Objective:
Without including any pictures, write out the listing below exactly.

Supplied data:
START
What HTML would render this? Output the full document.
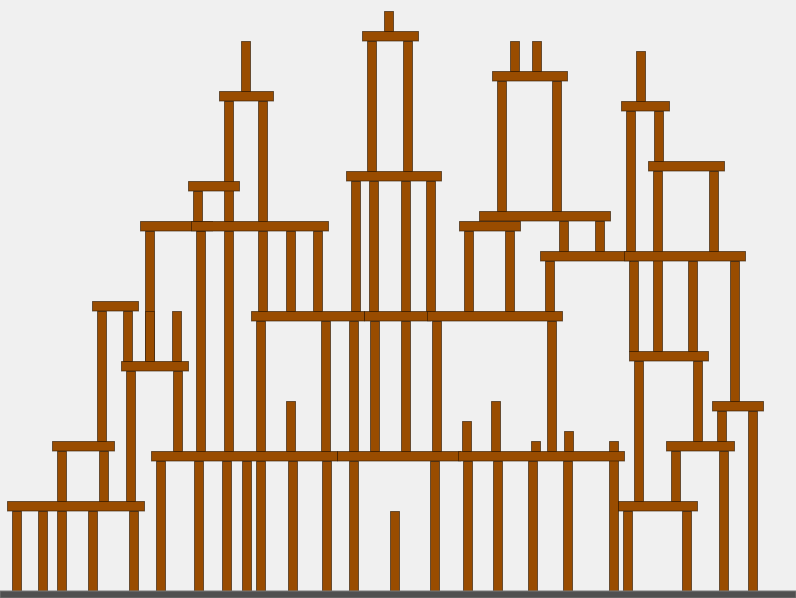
<!DOCTYPE html>
<html><head><meta charset="utf-8">
<style>
html,body{margin:0;padding:0;background:#f0f0f0;}
svg{display:block;}
rect.b{fill:#994c00;stroke:rgba(40,20,0,0.6);stroke-width:1;}
</style></head>
<body>
<svg id="scene" width="796" height="598" viewBox="0 0 796 598" xmlns="http://www.w3.org/2000/svg">
<rect x="0" y="0" width="796" height="598" fill="#f0f0f0"/>
<g id="posts"></g>
<g id="planks"></g>
<rect x="0" y="591" width="796" height="7" fill="#505050" stroke="#777" stroke-width="1"/>
</svg>
<script>
// vertical posts: [x, top, bottom]
const posts = [
[241,41,91],[224,101,221],[258,101,221],[193,191,221],
[145,231,361],[196,231,451],[224,231,451],[258,231,311],[286,231,311],[313,231,311],
[384,11,31],[367,41,171],[403,41,171],
[351,181,311],[369,181,311],[401,181,311],[426,181,311],
[510,41,71],[532,41,71],[497,81,211],[552,81,211],
[464,231,311],[505,231,311],[559,221,251],[595,221,251],[545,261,311],
[636,51,101],[626,111,251],[654,111,161],[653,171,351],[709,171,251],
[629,261,351],[688,261,351],[730,261,401],
[97,311,441],[123,311,361],[145,311,361],[172,311,361],[126,371,501],[173,371,451],
[256,321,451],[321,321,451],[349,321,451],[370,321,451],[401,321,451],[432,321,451],[547,321,451],
[286,401,451],[462,421,451],[491,401,451],[531,441,451],[564,431,451],
[57,451,501],[99,451,501],
[12,511,591],[38,511,591],[57,511,591],[88,511,591],[129,511,591],
[156,461,591],[194,461,591],[222,461,591],[242,461,591],[256,461,591],[288,461,591],[322,461,591],[349,461,591],
[390,511,591],[430,461,591],[463,461,591],[493,461,591],[528,461,591],[563,461,591],[609,441,591],
[634,361,501],[693,361,441],[717,411,441],[748,411,591],[671,451,501],[719,451,591],
[623,511,591],[682,511,591]
];
// horizontal planks: [left, right, top]
const planks = [
[219,273,91],[188,239,181],[140,212,221],[191,328,221],
[362,418,31],[346,441,171],
[492,567,71],[479,610,211],[459,520,221],[540,630,251],[624,745,251],
[621,669,101],[648,724,161],
[92,138,301],[121,188,361],
[251,364,311],[364,430,311],[427,562,311],
[629,708,351],[712,763,401],[666,734,441],
[52,114,441],[151,337,451],[337,460,451],[458,624,451],
[7,144,501],[618,697,501]
];
const NS='http://www.w3.org/2000/svg';
const gp=document.getElementById('posts');
posts.forEach(function(p){
  const r=document.createElementNS(NS,'rect');
  r.setAttribute('class','b');
  r.setAttribute('x',p[0]+0.5);r.setAttribute('y',p[1]+0.5);
  r.setAttribute('width',9);r.setAttribute('height',p[2]-p[1]);
  
  
  gp.appendChild(r);
});
const gk=document.getElementById('planks');
planks.forEach(function(p){
  const r=document.createElementNS(NS,'rect');
  r.setAttribute('class','b');
  r.setAttribute('x',p[0]+0.5);r.setAttribute('y',p[2]+0.5);
  r.setAttribute('width',p[1]-p[0]);r.setAttribute('height',9.5);
  
  
  gk.appendChild(r);
});
</script>
</body></html>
END
Answer below:
What HTML would render this? Output the full document.
<!DOCTYPE html>
<html><head><meta charset="utf-8">
<style>
html,body{margin:0;padding:0;background:#f0f0f0;}
svg{display:block;}
rect.b{fill:#994c00;stroke:rgba(40,20,0,0.6);stroke-width:1;}
</style></head>
<body>
<svg id="scene" width="796" height="598" viewBox="0 0 796 598" xmlns="http://www.w3.org/2000/svg">
<rect x="0" y="0" width="796" height="598" fill="#f0f0f0"/>
<g id="posts"></g>
<g id="planks"></g>
<rect x="0" y="591" width="796" height="7" fill="#505050" stroke="#777" stroke-width="1"/>
</svg>
<script>
// vertical posts: [x, top, bottom]
const posts = [
[241,41,91],[224,101,221],[258,101,221],[193,191,221],
[145,231,361],[196,231,451],[224,231,451],[258,231,311],[286,231,311],[313,231,311],
[384,11,31],[367,41,171],[403,41,171],
[351,181,311],[369,181,311],[401,181,311],[426,181,311],
[510,41,71],[532,41,71],[497,81,211],[552,81,211],
[464,231,311],[505,231,311],[559,221,251],[595,221,251],[545,261,311],
[636,51,101],[626,111,251],[654,111,161],[653,171,351],[709,171,251],
[629,261,351],[688,261,351],[730,261,401],
[97,311,441],[123,311,361],[145,311,361],[172,311,361],[126,371,501],[173,371,451],
[256,321,451],[321,321,451],[349,321,451],[370,321,451],[401,321,451],[432,321,451],[547,321,451],
[286,401,451],[462,421,451],[491,401,451],[531,441,451],[564,431,451],
[57,451,501],[99,451,501],
[12,511,591],[38,511,591],[57,511,591],[88,511,591],[129,511,591],
[156,461,591],[194,461,591],[222,461,591],[242,461,591],[256,461,591],[288,461,591],[322,461,591],[349,461,591],
[390,511,591],[430,461,591],[463,461,591],[493,461,591],[528,461,591],[563,461,591],[609,441,591],
[634,361,501],[693,361,441],[717,411,441],[748,411,591],[671,451,501],[719,451,591],
[623,511,591],[682,511,591]
];
// horizontal planks: [left, right, top]
const planks = [
[219,273,91],[188,239,181],[140,212,221],[191,328,221],
[362,418,31],[346,441,171],
[492,567,71],[479,610,211],[459,520,221],[540,630,251],[624,745,251],
[621,669,101],[648,724,161],
[92,138,301],[121,188,361],
[251,364,311],[364,430,311],[427,562,311],
[629,708,351],[712,763,401],[666,734,441],
[52,114,441],[151,337,451],[337,460,451],[458,624,451],
[7,144,501],[618,697,501]
];
const NS='http://www.w3.org/2000/svg';
const gp=document.getElementById('posts');
posts.forEach(function(p){
  const r=document.createElementNS(NS,'rect');
  r.setAttribute('class','b');
  r.setAttribute('x',p[0]+0.5);r.setAttribute('y',p[1]+0.5);
  r.setAttribute('width',9);r.setAttribute('height',p[2]-p[1]);
  
  
  gp.appendChild(r);
});
const gk=document.getElementById('planks');
planks.forEach(function(p){
  const r=document.createElementNS(NS,'rect');
  r.setAttribute('class','b');
  r.setAttribute('x',p[0]+0.5);r.setAttribute('y',p[2]+0.5);
  r.setAttribute('width',p[1]-p[0]);r.setAttribute('height',9.5);
  
  
  gk.appendChild(r);
});
</script>
</body></html>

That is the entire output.